Although the term “privacy intrusion” may lead you to think of hackers stealing credit card numbers from a “secure” database, Odlyzko’s definition of privacy intrusion includes information consumers willingly provide to a private enterprise. He makes an interesting point: “One of the many privacy puzzles is that even though the public shows intense concerns about the loss of privacy, it is not doing much to protect itself. Privacy protecting technologies have not fared well in the marketplace and very minor rewards are enough to persuade people to sign-up for grocery store loyalty programs.”

Average consumers talk a big game about protecting their privacy. Offer 10 percent off their first purchase.
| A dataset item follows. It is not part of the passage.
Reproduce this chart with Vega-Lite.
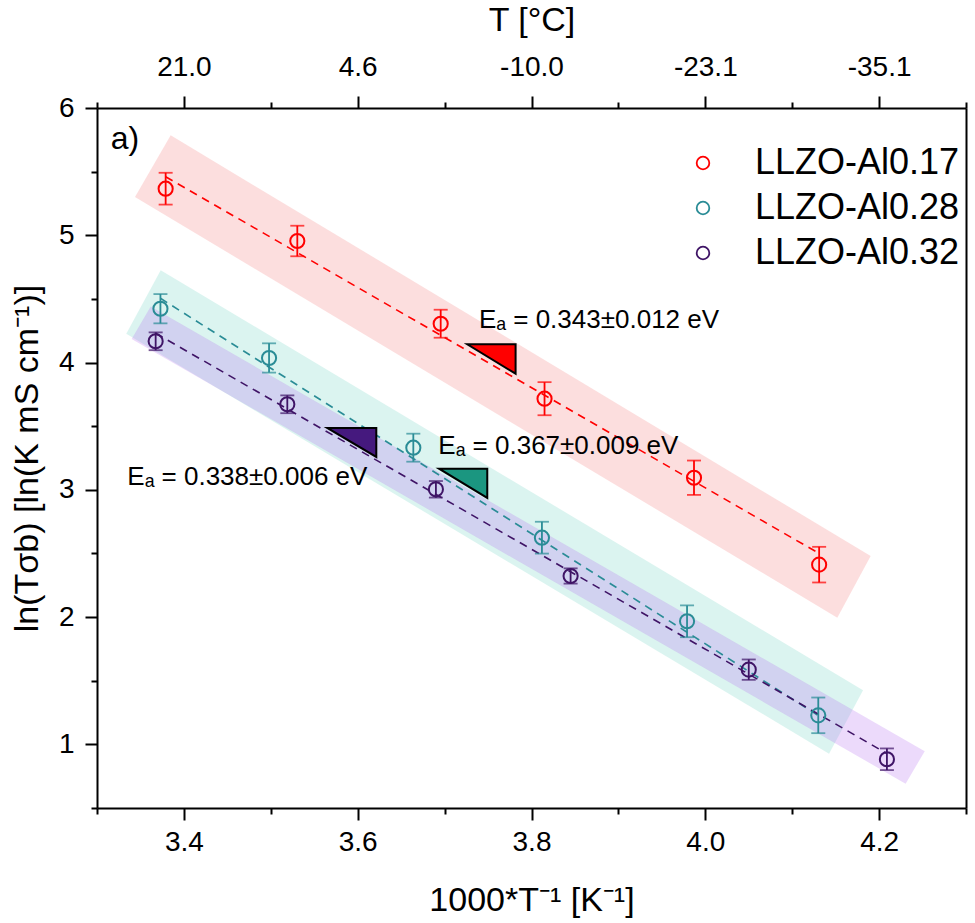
{
  "$schema": "https://vega.github.io/schema/vega-lite/v6.json",
  "width": 869,
  "height": 700,
  "padding": {"left": 10, "top": 3, "right": 5, "bottom": 5},
  "background": "white",
  "config": {
    "view": {"stroke": null},
    "font": "Liberation Sans",
    "axis": {
      "grid": false,
      "domainColor": "black",
      "domainWidth": 2,
      "tickColor": "black",
      "tickWidth": 2,
      "labelColor": "black",
      "titleColor": "black",
      "labelFont": "Liberation Sans",
      "titleFont": "Liberation Sans",
      "labelFontSize": 28,
      "titleFontSize": 34,
      "titleFontWeight": "normal",
      "labelOverlap": false,
      "labelFlush": false
    },
    "legend": {
      "labelFontSize": 36,
      "labelFont": "Liberation Sans",
      "labelColor": "black",
      "labelLimit": 500,
      "symbolType": "circle",
      "symbolSize": 160,
      "symbolStrokeWidth": 1.8,
      "labelOffset": 34,
      "rowPadding": 9,
      "padding": 0
    }
  },
  "datasets": {
    "bands": [
      {"series": "LLZO-Al0.17", "order": 1, "x": 3.3848, "y": 5.785},
      {"series": "LLZO-Al0.17", "order": 2, "x": 4.1903, "y": 2.48},
      {"series": "LLZO-Al0.17", "order": 3, "x": 4.1519, "y": 1.995},
      {"series": "LLZO-Al0.17", "order": 4, "x": 3.3437, "y": 5.301},
      {"series": "LLZO-Al0.28", "order": 1, "x": 3.3733, "y": 4.725},
      {"series": "LLZO-Al0.28", "order": 2, "x": 4.1815, "y": 1.425},
      {"series": "LLZO-Al0.28", "order": 3, "x": 4.1424, "y": 0.927},
      {"series": "LLZO-Al0.28", "order": 4, "x": 3.3337, "y": 4.227},
      {"series": "LLZO-Al0.32", "order": 1, "x": 3.3618, "y": 4.44},
      {"series": "LLZO-Al0.32", "order": 2, "x": 4.2525, "y": 0.946},
      {"series": "LLZO-Al0.32", "order": 3, "x": 4.2305, "y": 0.691},
      {"series": "LLZO-Al0.32", "order": 4, "x": 3.3399, "y": 4.185}
    ],
    "points": [
      {"series": "LLZO-Al0.17", "x": 3.379, "y": 5.366, "err": 0.125},
      {"series": "LLZO-Al0.17", "x": 3.5305, "y": 4.955, "err": 0.12},
      {"series": "LLZO-Al0.17", "x": 3.6955, "y": 4.305, "err": 0.11},
      {"series": "LLZO-Al0.17", "x": 3.815, "y": 3.716, "err": 0.13},
      {"series": "LLZO-Al0.17", "x": 3.987, "y": 3.095, "err": 0.135},
      {"series": "LLZO-Al0.17", "x": 4.131, "y": 2.412, "err": 0.14},
      {"series": "LLZO-Al0.28", "x": 3.373, "y": 4.423, "err": 0.115},
      {"series": "LLZO-Al0.28", "x": 3.498, "y": 4.036, "err": 0.115},
      {"series": "LLZO-Al0.28", "x": 3.664, "y": 3.331, "err": 0.11},
      {"series": "LLZO-Al0.28", "x": 3.812, "y": 2.624, "err": 0.125},
      {"series": "LLZO-Al0.28", "x": 3.979, "y": 1.967, "err": 0.125},
      {"series": "LLZO-Al0.28", "x": 4.13, "y": 1.228, "err": 0.14},
      {"series": "LLZO-Al0.32", "x": 3.3675, "y": 4.167, "err": 0.07},
      {"series": "LLZO-Al0.32", "x": 3.519, "y": 3.672, "err": 0.07},
      {"series": "LLZO-Al0.32", "x": 3.69, "y": 3.004, "err": 0.065},
      {"series": "LLZO-Al0.32", "x": 3.845, "y": 2.323, "err": 0.06},
      {"series": "LLZO-Al0.32", "x": 4.05, "y": 1.587, "err": 0.08},
      {"series": "LLZO-Al0.32", "x": 4.209, "y": 0.883, "err": 0.085}
    ],
    "fits": [
      {"series": "LLZO-Al0.17", "x": 3.379, "y": 5.46},
      {"series": "LLZO-Al0.17", "x": 4.131, "y": 2.5},
      {"series": "LLZO-Al0.28", "x": 3.373, "y": 4.505},
      {"series": "LLZO-Al0.28", "x": 4.13, "y": 1.227},
      {"series": "LLZO-Al0.32", "x": 3.3675, "y": 4.23},
      {"series": "LLZO-Al0.32", "x": 4.209, "y": 0.928}
    ],
    "tri": [
      {"series": "LLZO-Al0.17", "order": 1, "x": 3.7261, "y": 4.1433},
      {"series": "LLZO-Al0.17", "order": 2, "x": 3.7817, "y": 4.1433},
      {"series": "LLZO-Al0.17", "order": 3, "x": 3.7817, "y": 3.9123},
      {"series": "LLZO-Al0.28", "order": 1, "x": 3.6936, "y": 3.166},
      {"series": "LLZO-Al0.28", "order": 2, "x": 3.7491, "y": 3.166},
      {"series": "LLZO-Al0.28", "order": 3, "x": 3.7491, "y": 2.936},
      {"series": "LLZO-Al0.32", "order": 1, "x": 3.565, "y": 3.486},
      {"series": "LLZO-Al0.32", "order": 2, "x": 3.6214, "y": 3.486},
      {"series": "LLZO-Al0.32", "order": 3, "x": 3.6214, "y": 3.258}
    ],
    "notes": [
      {"x": 3.7396, "y": 4.274, "label": "Eₐ = 0.343±0.012 eV"},
      {"x": 3.6928, "y": 3.284, "label": "Eₐ = 0.367±0.009 eV"},
      {"x": 3.3349, "y": 3.035, "label": "Eₐ = 0.338±0.006 eV"}
    ],
    "panel": [
      {"x": 3.3158, "y": 5.68, "label": "a)"}
    ]
  },
  "encoding": {
    "x": {"field": "x", "type": "quantitative", "scale": {"domain": [3.3, 4.3], "nice": false, "zero": false}, "axis": null},
    "y": {"field": "y", "type": "quantitative", "scale": {"domain": [0.5, 6], "nice": false, "zero": false}, "axis": null}
  },
  "resolve": {"axis": {"x": "independent", "y": "independent"}},
  "layer": [
    {
      "data": {"name": "bands"},
      "transform": [{"filter": "datum.series == 'LLZO-Al0.17'"}],
      "mark": {"type": "line", "interpolate": "linear-closed", "fill": "#F36B6B", "fillOpacity": 0.22, "strokeWidth": 0},
      "encoding": {
        "order": {"field": "order"},
        "x": {
          "field": "x", "type": "quantitative",
          "scale": {"domain": [3.3, 4.3], "nice": false, "zero": false},
          "axis": {
            "orient": "bottom",
            "values": [3.3, 3.4, 3.5, 3.6, 3.7, 3.8, 3.9, 4.0, 4.1, 4.2, 4.3],
            "labelExpr": "round(datum.value*10) % 2 == 0 ? format(datum.value, '.1f') : ''",
            "tickSize": {"condition": {"test": "round(datum.value*10) % 2 == 0", "value": 12}, "value": 6},
            "labelPadding": 8,
            "title": "1000*T⁻¹ [K⁻¹]",
            "titlePadding": 27
          }
        },
        "y": {
          "field": "y", "type": "quantitative",
          "scale": {"domain": [0.5, 6], "nice": false, "zero": false},
          "axis": {
            "orient": "left",
            "values": [0.5, 1, 1.5, 2, 2.5, 3, 3.5, 4, 4.5, 5, 5.5, 6],
            "labelExpr": "datum.value % 1 == 0 ? format(datum.value, 'd') : ''",
            "tickSize": {"condition": {"test": "datum.value % 1 == 0", "value": 12}, "value": 6},
            "labelPadding": 11,
            "title": "ln(Tσb) [ln(K mS cm⁻¹)]",
            "titlePadding": 14
          }
        }
      }
    },
    {
      "data": {"name": "bands"},
      "transform": [{"filter": "datum.series == 'LLZO-Al0.28'"}],
      "mark": {"type": "line", "interpolate": "linear-closed", "fill": "#6FD3C3", "fillOpacity": 0.25, "strokeWidth": 0},
      "encoding": {"order": {"field": "order"}}
    },
    {
      "data": {"name": "bands"},
      "transform": [{"filter": "datum.series == 'LLZO-Al0.32'"}],
      "mark": {"type": "line", "interpolate": "linear-closed", "fill": "#B36CF0", "fillOpacity": 0.25, "strokeWidth": 0},
      "encoding": {"order": {"field": "order"}}
    },
    {
      "data": {"name": "fits"},
      "mark": {"type": "line", "strokeDash": [8, 6], "strokeWidth": 1.6},
      "encoding": {
        "detail": {"field": "series"},
        "color": {"field": "series", "type": "nominal",
          "scale": {"domain": ["LLZO-Al0.17", "LLZO-Al0.28", "LLZO-Al0.32"], "range": ["#FF0000", "#2A8C96", "#3F1466"]}}
      }
    },
    {
      "data": {"name": "points"},
      "transform": [{"filter": "datum.series == 'LLZO-Al0.17'"}],
      "mark": {"type": "errorbar", "color": "#FF0000", "thickness": 1.8, "ticks": {"size": 14, "thickness": 1.8, "color": "#FF0000"}},
      "encoding": {"yError": {"field": "err"}}
    },
    {
      "data": {"name": "points"},
      "transform": [{"filter": "datum.series == 'LLZO-Al0.28'"}],
      "mark": {"type": "errorbar", "color": "#2A8C96", "thickness": 1.8, "ticks": {"size": 14, "thickness": 1.8, "color": "#2A8C96"}},
      "encoding": {"yError": {"field": "err"}}
    },
    {
      "data": {"name": "points"},
      "transform": [{"filter": "datum.series == 'LLZO-Al0.32'"}],
      "mark": {"type": "errorbar", "color": "#3F1466", "thickness": 1.8, "ticks": {"size": 14, "thickness": 1.8, "color": "#3F1466"}},
      "encoding": {"yError": {"field": "err"}}
    },
    {
      "data": {"name": "points"},
      "mark": {"type": "point", "shape": "circle", "filled": false, "size": 200, "strokeWidth": 2, "opacity": 1},
      "encoding": {
        "color": {"field": "series", "type": "nominal",
          "scale": {"domain": ["LLZO-Al0.17", "LLZO-Al0.28", "LLZO-Al0.32"], "range": ["#FF0000", "#2A8C96", "#3F1466"]},
          "legend": {"title": null, "orient": "none", "legendX": 588, "legendY": 37, "symbolType": "circle"}
        }
      }
    },
    {
      "data": {"name": "tri"},
      "transform": [{"filter": "datum.series == 'LLZO-Al0.17'"}],
      "mark": {"type": "line", "interpolate": "linear-closed", "fill": "#FF0000", "stroke": "black", "strokeWidth": 2},
      "encoding": {"order": {"field": "order"}}
    },
    {
      "data": {"name": "tri"},
      "transform": [{"filter": "datum.series == 'LLZO-Al0.28'"}],
      "mark": {"type": "line", "interpolate": "linear-closed", "fill": "#1B9680", "stroke": "black", "strokeWidth": 2},
      "encoding": {"order": {"field": "order"}}
    },
    {
      "data": {"name": "tri"},
      "transform": [{"filter": "datum.series == 'LLZO-Al0.32'"}],
      "mark": {"type": "line", "interpolate": "linear-closed", "fill": "#45197E", "stroke": "black", "strokeWidth": 2},
      "encoding": {"order": {"field": "order"}}
    },
    {
      "data": {"name": "notes"},
      "mark": {"type": "text", "align": "left", "baseline": "alphabetic", "fontSize": 26, "font": "Liberation Sans", "color": "black"},
      "encoding": {"text": {"field": "label"}}
    },
    {
      "data": {"name": "panel"},
      "mark": {"type": "text", "align": "left", "baseline": "alphabetic", "fontSize": 32, "font": "Liberation Sans", "color": "black"},
      "encoding": {
        "text": {"field": "label"},
        "x": {
          "field": "x", "type": "quantitative",
          "scale": {"domain": [3.3, 4.3], "nice": false, "zero": false},
          "axis": {
            "orient": "top",
            "values": [3.3, 3.4, 3.5, 3.6, 3.7, 3.8, 3.9, 4.0, 4.1, 4.2, 4.3],
            "labelExpr": "round(datum.value*10) % 2 == 0 ? ((1000/datum.value - 273.15) < 0 ? '-' : '') + format(abs(1000/datum.value - 273.15), '.1f') : ''",
            "tickSize": {"condition": {"test": "round(datum.value*10) % 2 == 0", "value": 12}, "value": 6},
            "labelPadding": 15,
            "title": "T [°C]",
            "titlePadding": 16
          }
        },
        "y": {
          "field": "y", "type": "quantitative",
          "scale": {"domain": [0.5, 6], "nice": false, "zero": false},
          "axis": {"orient": "right", "ticks": false, "labels": false, "title": null}
        }
      }
    }
  ]
}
They’ll tell you everything you want to know and give you the right to run a credit report.

Applying Odlyzko’s definition of privacy intrusion to the Internet, every time a consumer willingly identifies themselves online, either by making a purchase or completing a Web site registration form, that consumer is allowing their privacy to be violated. Consumers who purchase products or services on the Internet exchange anonymity for the convenience of online shopping. That consumer allows the online retailer to track everything, from their surfing patterns to purchase history, and provides that retailer the ability to tie the data to personally identifiable information including name, physical address, email address, telephone and credit card numbers — all required to complete a purchase. Similarly, consumers who use a news Web site requiring registration, such as the New York Times, exchange their anonymity for access to content. The news site can track their surfing habits and tie this data to the personally identifiable information provided at registration.

Odlyzko presents a compelling argument that companies doing business on the Internet possess unparalleled opportunities for price discrimination. Unlike airlines, which rely on supply-and-demand to generate different prices for the same service, Internet companies can use their wealth of customer data to extract every possible dollar from the consumers’ wallets. An Internet enterprise that’s collected substantial amounts of customer data can begin to identify the value each individual buyer places on the product or service they offer. In turn, the enterprise can charge each individual a different price, based on the inferred value of the product or service. The more an individual buyer values the product or service, the more the enterprise can charge for it.

Just because incentives and capabilities for price discrimination exist doesn’t mean it’s about to become the Internet’s next big thing. Odlyzko notes the public has a severe, negative opinion of price discrimination. You may remember the tongue-lashing Amazon.com received a few years ago when it offered lower prices to first time buyers than to repeat customers. Odlyzko points out, “Sellers will be increasingly tempted to engage in differential pricing. However, such practices are fraught with danger, since the public is likely to resent them intensely.” He believes sellers will resort to covert price discrimination. Examples of this include multiple product bundles, product versioning and creating special offers tailored to a buyers’ past purchase history. Sound familiar?

As a marketer, you may already practice price discrimination. Odlyzko points out many enterprises don’t even realize it when they do. Read his paper. It will stretch your mind in directions you’ve likely never considered.